May 2007

UK review to address energy insecurity - 23 May

Ofgem, the energy regulator, is to be given a new role analysing the long-term energy outlook, to address concerns about security of supply.

The energy white paper, to be published on Wednesday, will reflect the government’s concern over the reliability of supplies of gas, oil and electricity and will take forward plans for new nuclear power stations drawn up by the outgoing Prime Minister, Tony Blair. In a further bid to tackle climate change, associated with the burning of fossil fuels, the white paper will also propose that the UK adopt a world-leading carbon emissions trading scheme.

Ofgem will be given responsibility to assess the outlook for energy supplies to inform long-term policy and investment decisions. Other countries and international bodies produce strategic assessments of supply and demand, but there has been no equivalent in the UK.

Worries about Britain's access to oil and gas were sharpened on Tuesday by a US government assessment that North Sea oil production was set to decline faster than it had thought, and predicting European gas production would decline steadily after the turn of the decade.

Britain became a net importer of gas in 2004, and could be importing 90 per cent of supplies by 2020, as North Sea and other domestic production declines.

New terminals are being built to bring liquefied natural gas from countries such as Qatar and Egypt, and there are new and expanded pipelines connecting Britain to Norway, the Netherlands and Belgium. But Britain is increasingly linked to the continental European gas market, which is dependent on Russian supply.

As for oil, the US Energy Information Administration has predicted that Britain's production will fall from a peak of 3m barrels a day in 1999 to 500,000 b/d by 2030. The UK became a net importer of oil last year for the first time since 1980.

Electricity supply has been rising up the agenda, as concerns grow at the expected loss of about a third of generating capacity over the next 20 years. Old nuclear plants are coming to the end of their lives, and old coal-fired power stations will have to close because of European Union pollution controls.

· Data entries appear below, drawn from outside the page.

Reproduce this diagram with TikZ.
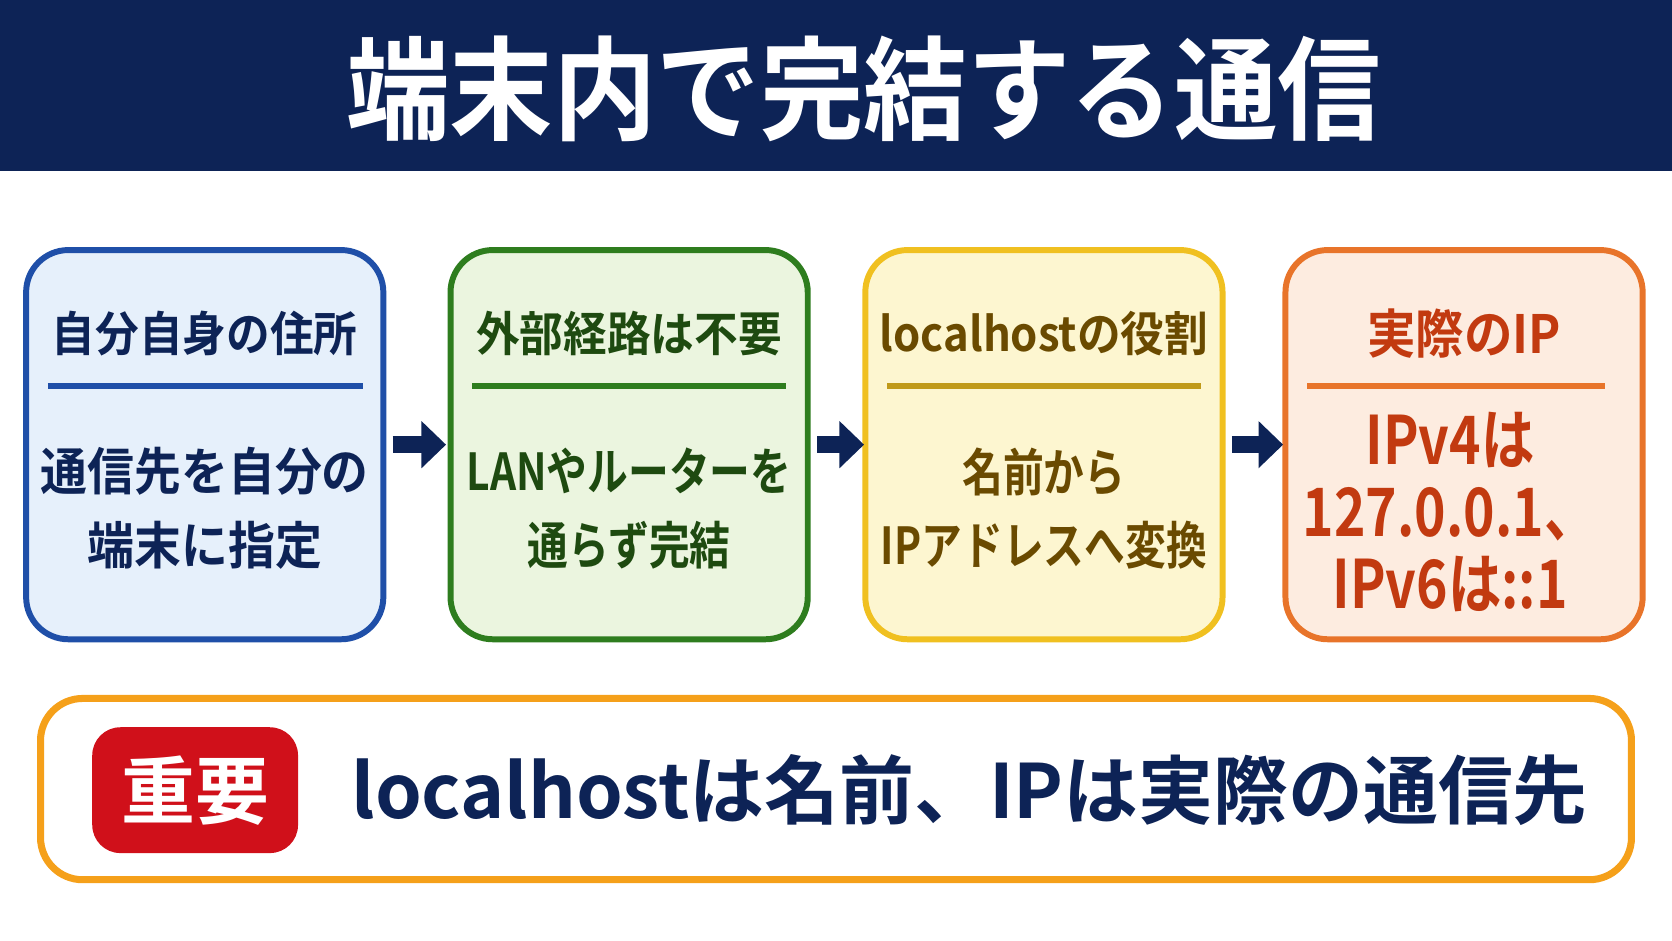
\documentclass[tikz,border=0pt]{standalone}
\usepackage{fontspec}
\setmainfont{Noto Sans CJK JP}[BoldFont={Noto Sans CJK JP Bold}]
\newfontfamily\jpnarrow{Noto Sans CJK JP}[BoldFont={Noto Sans CJK JP Bold},FakeStretch=0.92]
\newfontfamily\jpcond{Noto Sans CJK JP}[BoldFont={Noto Sans CJK JP Bold},FakeStretch=0.8]
\usetikzlibrary{positioning,arrows.meta}
\definecolor{navy}{HTML}{0D2356}
\definecolor{bBlue}{HTML}{1F4FA8}\definecolor{fBlue}{HTML}{E6F0FB}
\definecolor{bGreen}{HTML}{2E7D1E}\definecolor{fGreen}{HTML}{EBF5DF}\definecolor{tGreen}{HTML}{1E4A10}
\definecolor{bYellow}{HTML}{F0C020}\definecolor{fYellow}{HTML}{FDF6D0}\definecolor{tYellow}{HTML}{6A4A00}
\definecolor{bOrange}{HTML}{E8742A}\definecolor{fOrange}{HTML}{FDECE0}\definecolor{tOrange}{HTML}{C23A10}
\definecolor{bNote}{HTML}{F5A01A}\definecolor{tagRed}{HTML}{D0101A}
\tikzset{
  step/.style={draw=#1, line width=1.7pt, rounded corners=12pt, minimum width=335*0.10663mm, minimum height=365*0.10663mm},
  head/.style={font=\jpnarrow\bfseries\fontsize{13.5}{16}\selectfont, text=#1},
  body/.style={font=\jpcond\bfseries\fontsize{14.5}{21}\selectfont, text=#1, align=center},
  flow/.style={-{Triangle[length=7pt,width=13pt]}, line width=5pt, navy},
}
\begin{document}
\begin{tikzpicture}[x=0.10663mm, y=-0.10663mm]
  \useasboundingbox (0,0) rectangle (1568,882);
  % title bar
  \fill[navy] (0,0) rectangle (1568,160);
  \node[text=white, font=\jpnarrow\bfseries\fontsize{32}{36}\selectfont] (title) at (810,83) {端末内で完結する通信};

  % the four steps
  \node[step=bBlue, fill=fBlue] (s1) at (192,417) {};
  \node[step=bGreen, fill=fGreen] (s2) at (590,417) {};
  \node[step=bYellow, fill=fYellow] (s3) at (979,417) {};
  \node[step=bOrange, fill=fOrange] (s4) at (1373,417) {};

  \node[head=navy] (h1) at (192,313) {自分自身の住所};
  \node[head=tGreen] (h2) at (590,313) {外部経路は不要};
  \node[head=tYellow] (h3) at (979,313) {localhostの役割};
  \node[head=tOrange, font=\jpnarrow\bfseries\fontsize{15}{16}\selectfont] (h4) at (1373,313) {実際のIP};

  \draw[bBlue, line width=1.5pt] (45,362) -- (340,362);
  \draw[bGreen, line width=1.5pt] (443,362) -- (737,362);
  \draw[bYellow!80!black, line width=1.5pt] (832,362) -- (1126,362);
  \draw[bOrange, line width=1.5pt] (1226,362) -- (1505,362);

  \node[body=navy, font=\jpnarrow\bfseries\fontsize{14.5}{21}\selectfont] (b1) at (192,477) {通信先を自分の\\端末に指定};
  \node[body=tGreen] (b2) at (590,477) {LANやルーターを\\通らず完結};
  \node[body=tYellow] (b3) at (979,477) {名前から\\IPアドレスへ変換};
  \node[body=tOrange, font=\jpcond\bfseries\fontsize{19}{20.5}\selectfont] (b4) at (1360,480) {IPv4は\\127.0.0.1、\\IPv6は::1};

  \draw[flow] (s1.east) ++(6,0) coordinate (a1) -- ++(50,0);
  \draw[flow] (s2.east) ++(6,0) coordinate (a2) -- ++(44,0);
  \draw[flow] (s3.east) ++(6,0) coordinate (a3) -- ++(48,0);

  % key point
  \node[draw=bNote, line width=2pt, rounded corners=12pt, fill=white, minimum width=1492*0.10663mm, minimum height=170*0.10663mm] (note) at (784,740) {};
  \node[fill=tagRed, rounded corners=8pt, text=white, font=\bfseries\fontsize{21}{24}\selectfont, minimum width=193*0.10663mm, minimum height=118*0.10663mm] (tag) at (183,741) {重要};
  \node[text=navy, font=\bfseries\fontsize{21.3}{24}\selectfont, anchor=west] (key) at (318,741) {localhostは名前、IPは実際の通信先};
\end{tikzpicture}
\end{document}
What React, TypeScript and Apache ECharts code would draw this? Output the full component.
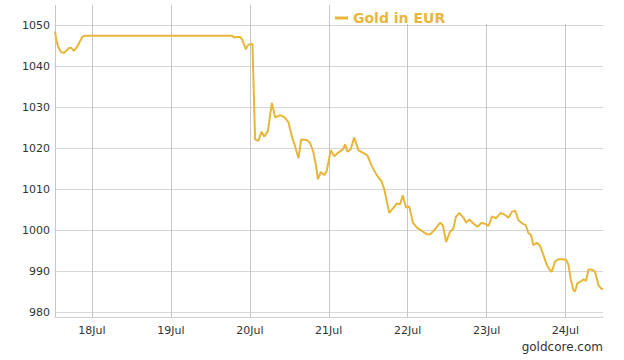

Eon UK, the British arm of the German utility, said yesterday it was "keen to take leading nuclear role in UK".

But new nuclear power stations are seen as unlikely to come on stream before the end of 2017 at the earliest, leaving a potential gap in electricity supplies earlier in the decade.

Paul Golby, Eon UK's chief executive, said: "To keep UK plc's lights on we need to look at all our options and not just at one.

"That means we need new gas stations, new cleaner coal stations, clean coal with carbon capture and storage, renewables and nuclear, and we also need more energy efficiency and decentralised generation."